Well, we now have enough money to go out and hire a 3rd person, whose job will be focusing on the UI and overall User Experience – how does the first hour of the game play, where do people get stuck, confused, frustrated, and how to smooth out the steep parts of the learning curve. We’ll also add a few more major features and continue to improve the graphics right up to release. With all of those elements, I’m confident of a very positive overall reception. We have a huge amount of depth in our gameplay right now, and the game will get a lot better and presenting that depth to you steadily.

Of course, he plan is to continue to improve and develop the game, as well as add more new features after release.
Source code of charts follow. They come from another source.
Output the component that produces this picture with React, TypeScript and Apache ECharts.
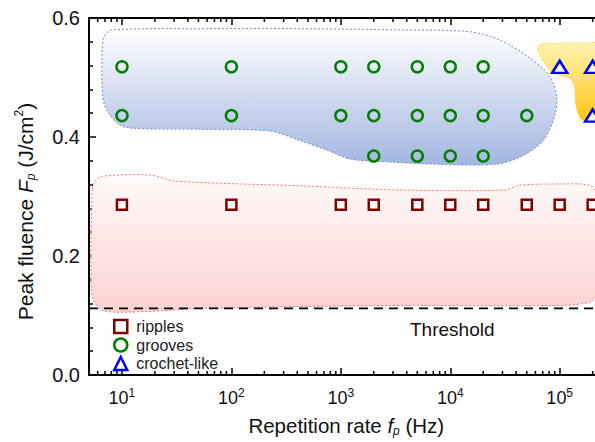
import React, { useEffect, useRef } from 'react';
import * as echarts from 'echarts';

// ---- data ----
const rippleX = [10, 100, 1000, 2000, 5000, 10000, 20000, 50000, 100000, 200000];
const rippleY = [0.286, 0.286, 0.286, 0.286, 0.286, 0.286, 0.286, 0.286, 0.286, 0.286];

const grooveX = [10, 100, 1000, 2000, 5000, 10000, 20000, 10, 100, 1000, 2000, 5000, 10000, 20000, 50000, 2000, 5000, 10000, 20000];
const grooveY = [0.518, 0.518, 0.518, 0.518, 0.518, 0.518, 0.518, 0.436, 0.436, 0.436, 0.436, 0.436, 0.436, 0.436, 0.436, 0.368, 0.368, 0.368, 0.368];

const crochetX = [100000, 200000, 200000];
const crochetY = [0.518, 0.518, 0.436];

const thresholdX = [5, 400000];
const thresholdValue = 0.112;

const xMin = 5;
const xMax = 400000;
const yTicks = [0, 0.2, 0.4, 0.6];
const xMinorTicks = [6, 7, 8, 9, 20, 30, 40, 50, 60, 70, 80, 90, 200, 300, 400, 500, 600, 700, 800, 900,
  2000, 3000, 4000, 5000, 6000, 7000, 8000, 9000, 20000, 30000, 40000, 50000, 60000, 70000, 80000, 90000,
  200000, 300000];

// grooves region outline (Hz, J/cm2)
const blueRegionX = [6.9, 8.16, 51.8, 423, 3459, 15070, 28300, 53200, 80900, 93800, 89900, 69900, 43100, 25500, 8020, 2810, 1211, 795, 423, 225, 51.8, 11.9, 9.06, 7.05, 6.61, 6.61];
const blueRegionY = [0.570, 0.580, 0.582, 0.582, 0.580, 0.577, 0.563, 0.533, 0.502, 0.468, 0.435, 0.393, 0.366, 0.354, 0.354, 0.358, 0.363, 0.376, 0.394, 0.410, 0.413, 0.415, 0.423, 0.450, 0.480, 0.547];

// ripples region outline
const redRegionX = [5.36, 5.7, 6.61, 18.1, 30.6, 423, 3459, 31400, 43100, 99800, 187500, 217000, 222000, 195500, 99800, 3459, 51.8, 18.1, 7.05, 5.7, 5.25];
const redRegionY = [0.313, 0.326, 0.334, 0.336, 0.326, 0.318, 0.311, 0.311, 0.319, 0.321, 0.319, 0.304, 0.145, 0.124, 0.117, 0.117, 0.112, 0.107, 0.107, 0.120, 0.145];

// crochet-like region outline
const yellowRegionX = [62900, 72800, 187500, 353000, 353000, 187500, 155000, 139700, 136800, 123100, 86100, 74300, 64100];
const yellowRegionY = [0.553, 0.557, 0.558, 0.558, 0.426, 0.426, 0.431, 0.455, 0.483, 0.498, 0.508, 0.521, 0.543];

const FONT = '"Liberation Sans", Arial, Helvetica, sans-serif';

function regionSeries(xs: number[], ys: number[], c0: string, c1: string, stroke: string) {
  return {
    type: 'custom',
    silent: true,
    z: 1,
    data: [[xs[0], ys[0]]],
    renderItem: (_params: any, api: any) => {
      const pts = xs.map((x, i) => api.coord([x, ys[i]]));
      return {
        type: 'polygon',
        shape: { points: pts, smooth: 0.3 },
        style: {
          fill: new echarts.graphic.LinearGradient(0, 0, 0, 1, [
            { offset: 0, color: c0 },
            { offset: 1, color: c1 },
          ]),
          stroke,
          lineWidth: 1,
          lineDash: [2, 2],
        },
      };
    },
  };
}

export default function App() {
  const ref = useRef<HTMLDivElement>(null);
  useEffect(() => {
    document.body.style.margin = '0';
    const chart = echarts.init(ref.current!, undefined, { renderer: 'svg' });
    const isPow10 = (v: number) => {
      const l = Math.log10(v);
      return Math.abs(l - Math.round(l)) < 1e-6;
    };
    const xAxisCommon = {
      type: 'log',
      logBase: 10,
      min: xMin,
      max: xMax,
      axisLine: { show: true, lineStyle: { color: '#000', width: 2 } },
      axisTick: { show: true, inside: true, length: 7, lineStyle: { color: '#000', width: 1.5 } },
      splitLine: { show: false },
      minorTick: { show: false },
    };
    chart.setOption({
      animation: false,
      backgroundColor: '#fff',
      textStyle: { fontFamily: FONT },
      grid: { left: 89, top: 18, width: 536.6, height: 359, containLabel: false },
      xAxis: [
        {
          ...xAxisCommon,
          position: 'bottom',
          name: '{n|Repetition rate }{i|f}{s|p}{n| (Hz)}',
          nameLocation: 'middle',
          nameGap: 38,
          nameTextStyle: {
            padding: [0, 22, 0, 0],
            rich: {
              n: { fontSize: 20.5, fontFamily: FONT, color: '#111', lineHeight: 24 },
              i: { fontSize: 20.5, fontFamily: FONT, color: '#111', fontStyle: 'italic', lineHeight: 24 },
              s: { fontSize: 12, fontFamily: FONT, color: '#111', fontStyle: 'italic', lineHeight: 12, verticalAlign: 'bottom' },
            },
          },
          axisLabel: {
            margin: 12,
            formatter: (v: number) => (isPow10(v) ? `{b|10}{s|${Math.round(Math.log10(v))}}` : ''),
            rich: {
              b: { fontSize: 18, fontFamily: FONT, color: '#111', lineHeight: 22 },
              s: { fontSize: 12, fontFamily: FONT, color: '#111', lineHeight: 12, verticalAlign: 'top' },
            },
          },
        },
        {
          ...xAxisCommon,
          position: 'top',
          axisLabel: { show: false },
        },
      ],
      yAxis: {
        type: 'value',
        min: yTicks[0],
        max: yTicks[yTicks.length - 1],
        interval: 0.2,
        name: '{n|Peak fluence }{i|F}{s|p}{n| (J/cm}{u|2}{n|)}',
        nameLocation: 'middle',
        nameGap: 52,
        nameTextStyle: {
          padding: [0, 30, 0, 0],
          rich: {
            n: { fontSize: 21, fontFamily: FONT, color: '#111', lineHeight: 24 },
            i: { fontSize: 21, fontFamily: FONT, color: '#111', fontStyle: 'italic', lineHeight: 24 },
            s: { fontSize: 12, fontFamily: FONT, color: '#111', fontStyle: 'italic', lineHeight: 12, verticalAlign: 'bottom' },
            u: { fontSize: 12, fontFamily: FONT, color: '#111', lineHeight: 12, verticalAlign: 'top' },
          },
        },
        axisLine: { show: true, lineStyle: { color: '#000', width: 2 } },
        axisTick: { show: true, inside: true, length: 7, lineStyle: { color: '#000', width: 1.5 } },
        minorTick: { show: true, splitNumber: 5, length: 4, lineStyle: { color: '#000', width: 1.5 } },
        splitLine: { show: false },
        minorSplitLine: { show: false },
        axisLabel: {
          fontSize: 20,
          color: '#111',
          fontFamily: FONT,
          margin: 9,
          formatter: (v: number) => v.toFixed(1),
        },
      },
      legend: {
        orient: 'vertical',
        left: 113,
        top: 318.5,
        padding: 0,
        itemWidth: 13,
        itemHeight: 13,
        itemGap: 2.5,
        textStyle: { fontSize: 16, fontFamily: FONT, color: '#222', padding: [0, 0, 0, 4] },
        data: [
          { name: 'ripples', itemStyle: { borderWidth: 2.5 } },
          { name: 'grooves', itemStyle: { borderWidth: 2.5 } },
          { name: 'crochet-like', itemStyle: { borderWidth: 2.5 } },
        ],
      },
      graphic: [
        {
          type: 'text',
          left: 410,
          top: 320,
          style: { text: 'Threshold', font: `19px ${FONT}`, fill: '#111' },
        },
      ],
      series: [
        regionSeries(redRegionX, redRegionY, '#fffafa', '#ffd2d2', '#ff7070'),
        regionSeries(blueRegionX, blueRegionY, '#ffffff', '#a3b6e0', '#6f8cc8'),
        regionSeries(yellowRegionX, yellowRegionY, '#fff6b8', '#ffc20a', '#ffd23c'),
        {
          type: 'line',
          z: 2,
          silent: true,
          symbol: 'none',
          data: thresholdX.map((x) => [x, thresholdValue]),
          lineStyle: { color: '#000', width: 1.8, type: [9, 6] },
        },
        {
          type: 'custom',
          z: 2,
          silent: true,
          data: xMinorTicks.map((x) => [x, 0]),
          renderItem: (_p: any, api: any) => {
            const b = api.coord([api.value(0), 0]);
            const t = api.coord([api.value(0), 0.6]);
            return {
              type: 'group',
              children: [
                { type: 'line', shape: { x1: b[0], y1: b[1], x2: b[0], y2: b[1] - 4 }, style: { stroke: '#000', lineWidth: 1.5 } },
                { type: 'line', shape: { x1: t[0], y1: t[1], x2: t[0], y2: t[1] + 4 }, style: { stroke: '#000', lineWidth: 1.5 } },
              ],
            };
          },
        },
        {
          name: 'ripples',
          type: 'scatter',
          z: 3,
          symbol: 'rect',
          symbolSize: 10,
          data: rippleX.map((x, i) => [x, rippleY[i]]),
          itemStyle: { color: '#ffffff', borderColor: '#800000', borderWidth: 2.5, opacity: 1 },
        },
        {
          name: 'grooves',
          type: 'scatter',
          z: 3,
          symbol: 'circle',
          symbolSize: 11,
          data: grooveX.map((x, i) => [x, grooveY[i]]),
          itemStyle: { color: 'rgba(0,0,0,0)', borderColor: '#008000', borderWidth: 2.5, opacity: 1 },
        },
        {
          name: 'crochet-like',
          type: 'scatter',
          z: 3,
          symbol: 'triangle',
          symbolSize: [15, 12],
          data: crochetX.map((x, i) => [x, crochetY[i]]),
          itemStyle: { color: '#ffffff', borderColor: '#0000ff', borderWidth: 2.5, opacity: 1 },
        },
      ],
    } as any);
    return () => chart.dispose();
  }, []);
  return (
    <div style={{ position: 'absolute', left: 0, top: 0, width: 595, height: 442, overflow: 'hidden' }}>
      <div ref={ref} style={{ position: 'absolute', left: 0, top: 0, width: 660, height: 442 }} />
    </div>
  );
}
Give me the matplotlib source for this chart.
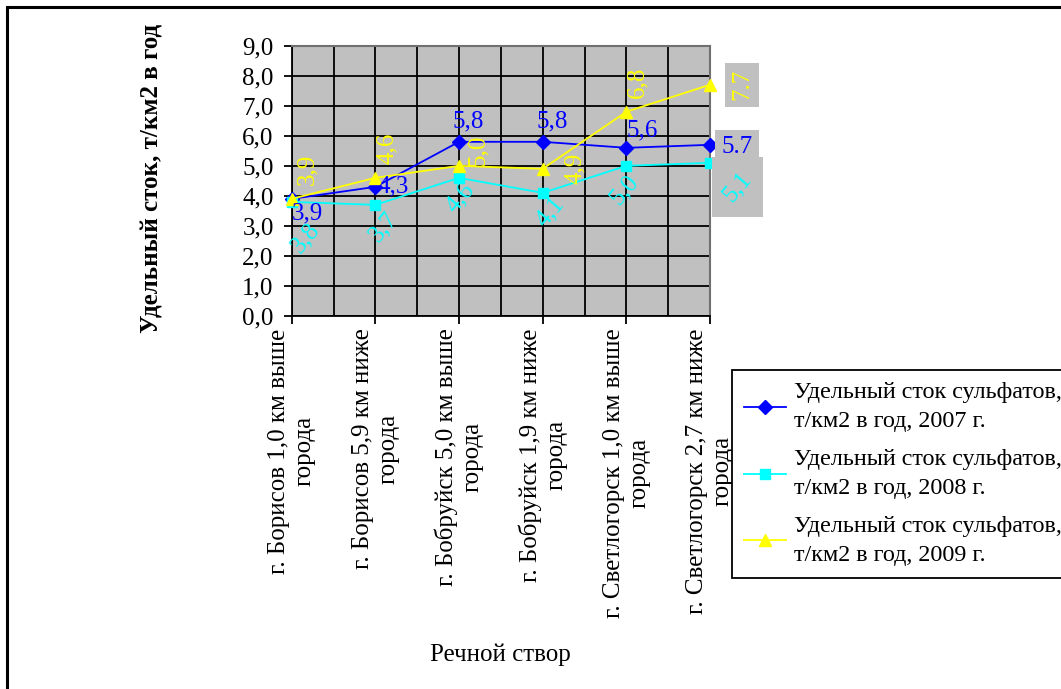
import matplotlib
matplotlib.use("Agg")
import matplotlib.pyplot as plt
from matplotlib.lines import Line2D
from matplotlib.patches import Rectangle
from matplotlib.transforms import IdentityTransform
from matplotlib.ticker import FuncFormatter, MultipleLocator

plt.rcParams['font.family'] = ['Liberation Serif', 'DejaVu Serif']

categories = [
    "г. Борисов 1,0 км выше\nгорода",
    "г. Борисов 5,9 км ниже\nгорода",
    "г. Бобруйск 5,0 км выше\nгорода",
    "г. Бобруйск 1,9 км ниже\nгорода",
    "г. Светлогорск 1,0 км выше\nгорода",
    "г. Светлогорск 2,7 км ниже\nгорода",
]
values_2007 = [3.9, 4.3, 5.8, 5.8, 5.6, 5.7]
values_2008 = [3.8, 3.7, 4.6, 4.1, 5.0, 5.1]
values_2009 = [3.9, 4.6, 5.0, 4.9, 6.8, 7.7]
series_names = [
    "Удельный сток сульфатов,\nт/км2 в год, 2007 г.",
    "Удельный сток сульфатов,\nт/км2 в год, 2008 г.",
    "Удельный сток сульфатов,\nт/км2 в год, 2009 г.",
]
y_title = "Удельный сток, т/км2 в год"
x_title = "Речной створ"

FS = 18
W, H = 1061, 689
fig = plt.figure(figsize=(W / 100, H / 100), dpi=100)
fig.patch.set_facecolor('white')

# figure border (right and bottom edges fall outside the picture)
fig.add_artist(Rectangle((6.5 / W, -0.5), 1.5, 1.5 - 6.5 / H,
                         transform=fig.transFigure, fill=False,
                         edgecolor='black', linewidth=2.2, clip_on=False))

ax = fig.add_axes([291.7 / W, 1 - 316 / H, (710 - 291.7) / W, (316 - 45.7) / H])
ax.set_facecolor('#C0C0C0')
x = list(range(len(categories)))
ax.set_xlim(0, len(categories) - 1)
ax.set_ylim(0, 9)

ax.yaxis.set_major_locator(MultipleLocator(1))
ax.yaxis.set_major_formatter(FuncFormatter(lambda v, p: f"{v:.1f}".replace('.', ',')))
ax.set_xticks(x)
ax.set_xticks([i + 0.5 for i in x[:-1]], minor=True)
ax.set_xticklabels(categories, rotation=90, ha='center', va='top',
                   multialignment='center', fontsize=FS, linespacing=1.2)
ax.tick_params(axis='x', which='minor', length=0)
ax.tick_params(axis='both', which='major', direction='out', length=6,
               width=1.3, labelsize=FS, color='black')
ax.tick_params(axis='x', which='major', pad=3)
ax.tick_params(axis='y', which='major', pad=7)

ax.grid(True, which='major', axis='y', color='black', linewidth=1.3)
ax.grid(True, which='both', axis='x', color='black', linewidth=1.3)
ax.set_axisbelow(True)
for s in ['top', 'right']:
    ax.spines[s].set_color('#707070')
    ax.spines[s].set_linewidth(1.5)
for s in ['left', 'bottom']:
    ax.spines[s].set_color('black')
    ax.spines[s].set_linewidth(1.3)

blue, cyan, yellow = '#0000FF', '#00FFFF', '#FFFF00'
ax.plot(x, values_2007, color=blue, marker='D', markersize=7, linewidth=1.3,
        clip_on=False, zorder=3)
ax.plot(x, values_2008, color=cyan, marker='s', markersize=7, linewidth=1.3,
        clip_on=False, zorder=4)
ax.plot(x, values_2009, color=yellow, marker='^', markersize=9, linewidth=1.3,
        clip_on=False, zorder=5)

# label offsets (pixels, dx right, dy down)
off_2007 = [(16, 15), (18, 0), (9, -20), (10, -20), (16, -17), (27, 2)]
off_2008 = [(14, 36), (8, 22), (1, 20), (8, 19), (-2, 24), (27, 24)]
off_2009 = [(16, -29), (12, -30), (19, -16), (32, 0), (11, -29), (32, 0)]


def fmt(v, sep):
    return f"{v:.1f}".replace('.', sep)


def put_labels(vals, offs, color, rot, seps, boxed_last):
    for i, (v, (dx, dy)) in enumerate(zip(vals, offs)):
        kw = {}
        if boxed_last and i == len(vals) - 1:
            kw['bbox'] = dict(boxstyle='square,pad=0.25', facecolor='#C0C0C0',
                              edgecolor='none')
        ax.annotate(fmt(v, seps[i]), (i, v), xytext=(dx, -dy),
                    textcoords='offset pixels', ha='center', va='center',
                    rotation=rot, rotation_mode='anchor', color=color,
                    fontsize=FS, annotation_clip=False, zorder=7, **kw)


put_labels(values_2007, off_2007, blue, 0, [',', ',', ',', ',', ',', '.'], True)
put_labels(values_2008, off_2008, cyan, 50, [','] * 6, False)
put_labels(values_2009, off_2009, yellow, 90, [',', ',', ',', ',', ',', '.'], True)

# axis-aligned grey box behind the last rotated 2008 label
px, py = ax.transData.transform((x[-1], values_2008[-1]))
dx, dy = off_2008[-1]
bw, bh = 51, 60
ax.add_patch(Rectangle((px + dx - bw / 2, py - dy - bh / 2), bw, bh,
                       transform=IdentityTransform(), facecolor='#C0C0C0',
                       edgecolor='none', zorder=6, clip_on=False))

fig.text(152 / W, 1 - 178 / H, y_title, rotation=90, ha='center', va='center',
         fontsize=FS, fontweight='bold')
fig.text(500 / W, 1 - 655 / H, x_title, ha='center', va='center', fontsize=FS)

handles = [
    Line2D([], [], color=blue, marker='D', markersize=7, linewidth=1.3),
    Line2D([], [], color=cyan, marker='s', markersize=7, linewidth=1.3),
    Line2D([], [], color=yellow, marker='^', markersize=9, linewidth=1.3),
]
LFS = 17.4
leg = fig.legend(handles, series_names, loc='upper left',
                 bbox_to_anchor=(732 / W, 1 - 370 / H),
                 bbox_transform=fig.transFigure, frameon=True, fancybox=False,
                 edgecolor='black', facecolor='white', framealpha=1,
                 fontsize=LFS, handlelength=1.75, handletextpad=0.3,
                 borderpad=0.5, labelspacing=0.7, borderaxespad=0)
leg.get_frame().set_linewidth(1.3)
for t in leg.get_texts():
    t.set_linespacing(1.5)
leg.set_zorder(10)

fig.savefig('out.png', dpi=100)
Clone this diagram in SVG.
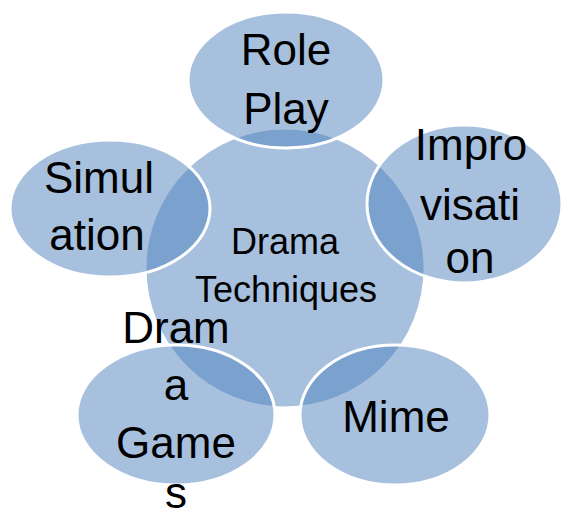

Any hints on what players should be looking out for in Ascent?

It’s a surprising game. The best advice I can give you is don’t assume what you can see is all there is. If you find yourself “grinding” and bored, stop whatever you’re doing and talk to the other players about how they progress. There are now many different ways you can play the game and succeed. You can actually become a multi billionaire in this game by playing it in 15 minutes a day, with most of your production happening while you’re offline. Or you can play it obsessively for many hours a day and progress much faster. In almost every situation ingame, if you’re interrupted you can just close the game, walk away, deal with real life, and come back hours, days, even months later exactly where you left off. It’s surprisingly flexible and compatible with various lifestyles.

Last but not least, what are you most looking forward to with PAX AUS?

I know I’ll meet some of our players and that’ll be really cool. I’m looking forward to some of the face to face press meetings (we have about 30 booked at the moment!), and I hope I get a chance to wander around and see what everyone else is doing. I’ve fallen in love with the Indie scene in the past few years and I really think, under all the hype and the “me too” kinda games there is a quiet revolution going on. It’s a very exciting time for gaming.